Prakash Javadekar, the other day, said that it doesn’t matter how many forest we take down as long as we plant many more. Who is he? What does he know about forestry? Anybody who has been to a genuine rain forest knows that you cannot replace it no matter how many trees you plant. Monocultures and rainforests are two different things. Man-made things cannot replace nature’s gifts. So there have to be clearly spelt out bottom lines.

Now, regulatory capture is a term that makes sense in the west. It does not make sense in India, not only due to regulations never being followed but also because the regulatory capacity of the monitory establishment is dismal beyond description. For instance, for our book, Ashish and I had done some secondary research which revealed that from the Ministry of Environment and Forests (MOEF) there are some 6 offices carry out the monitoring of development projects around the country. These 6 offices have some 5 or 6 inspectors. That makes about 30 to 35 people monitoring about 6000 projects annually. And this was 5 years ago, when we were done with the first draft of our book. Now the number is 9000. It is impossible for 9000 projects to be monitored by 30 to 35 well-appointed gentlemen.

So, environmental regulation has to be extremely tight. You cannot have this completely ridiculous belief that our highly educated elites have today which is that these projects not getting clearance has paralysed policy in the country and has lead to this statist growth process is the fact that these projects are not getting clearance. That’s not the reason.

We are getting to a situation where rising rural-urban equalities, massive migratory incentives for people to leave their land in the countryside, huge psychological disincentivising of agriculture, all these pressures put together means that Mr. Modi wants to make 100 cities.

Suppose we succeed with that plan, 25 years from now, this will be the scenario. We would have moved more than 70 to 90 % of your population out of agriculture. India will be the big miracle success story like china or South Korea. We would have bought up a whole generation that does not know manual farming anymore. And we would have mechanised, corporatized, second-green-revolutionised our agriculture. And what will happen then?
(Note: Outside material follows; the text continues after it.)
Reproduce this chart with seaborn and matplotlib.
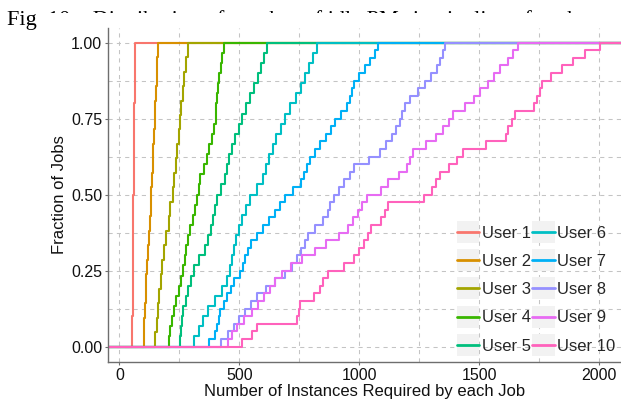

We will need fossil fuels, more coal and more oil at a time when all those things are on the downward slope of the Peak oil curve. We will have a shrinking climate space and 1.5 billion stomachs to feed. How will we feed them?

My point is that this situation that has to be thought through very carefully. We are reaching a cul-de-sac where we are creating exactly the wrong incentives for people at a micro level. If we succeed, that would be the worst failure. Let’s look at the other effect of inequality.

Right now, we have frontier communities around this country whether in the Himalayas or in the Andamans or in the Western Ghats. When there is a cyclone or an earthquake or a major monsoon failure, the people there experience the pain and the suffering. So, this creates a certain media voice and some presence. So you might think of the Jadavas in the Andamans, for instance, as your early warning control systems. They are the people who after all survived the Tsunami, not the Swedish tourists, even if they had PhDs. They were sunbathing on the beach while the Jadavas followed the elephants to the highlands. These frontier communities signal crises. The tribals in Chattisgarh and Jharkhand always say that long before the tiger goes, the bees stop pollinating. So the time to worry is then, not when he tiger goes. So if these indigenous communities don’t have a place, who is going to tell our city dwellers in Gurgaon and Noida that something is going seriously wrong. So apart from reasons of social justice, we should have a very selfish public interest in the protection and survival of these frontier communities.

People don’t just do agriculture in the villages. There are some 800 different crafts in the official classification of the government of India. What if we propose as massive civil society public movement pressure that crafts be defined as industry and that they be given the same kind of support as that given to industries, which includes skill upgradation, marketing support and most importantly small credit.

In Bangkok, there is a very famous market called Chatuchak. This market is made from thousands and thousands of different craftsmen around Thailand. The government has a scheme called OTOP: One Tambon, One Product. Tambon is a district. There are 600 districts in Thailand, each one specialises in one product which is state supported and then that product is marketed in the Chatuchak market which has an annual turnover of around 2 million dollars. India is one of the few parts of the industrialising world that still has so many crafts alive and all of it is being crushed and destroyed due to pure neglect if not due to outright aggression by the state. So, this was one way to get these craftsmen into the MSME (Micro Small and Medium Enterprises) domain. If you do want to get people out of agriculture, then at least let them stay in the villages because that is where they are happier and most productive performing their ecological role.

The relationship between town and country and how we restructure that is one major area where very radical thinking is to be done. If projects including the Delhi-Mumbai Industrial Corridor and the Chennai- Bangalore Industrial Corridor succeed, then we are ecologically doomed.

Lastly, to quote Jawaharlal Nehru, ‘Agriculture cannot wait’. Well, it has been waiting all these decades and will wait until we make that centre stage. We are going to remain a farming society forever. Let’s accept it. Without small and marginal farmers, you can’t feed this world. All the resources that are going into mechanised agriculture are based on non-renewable short supplies. Few decades, may be five or 6 and then what?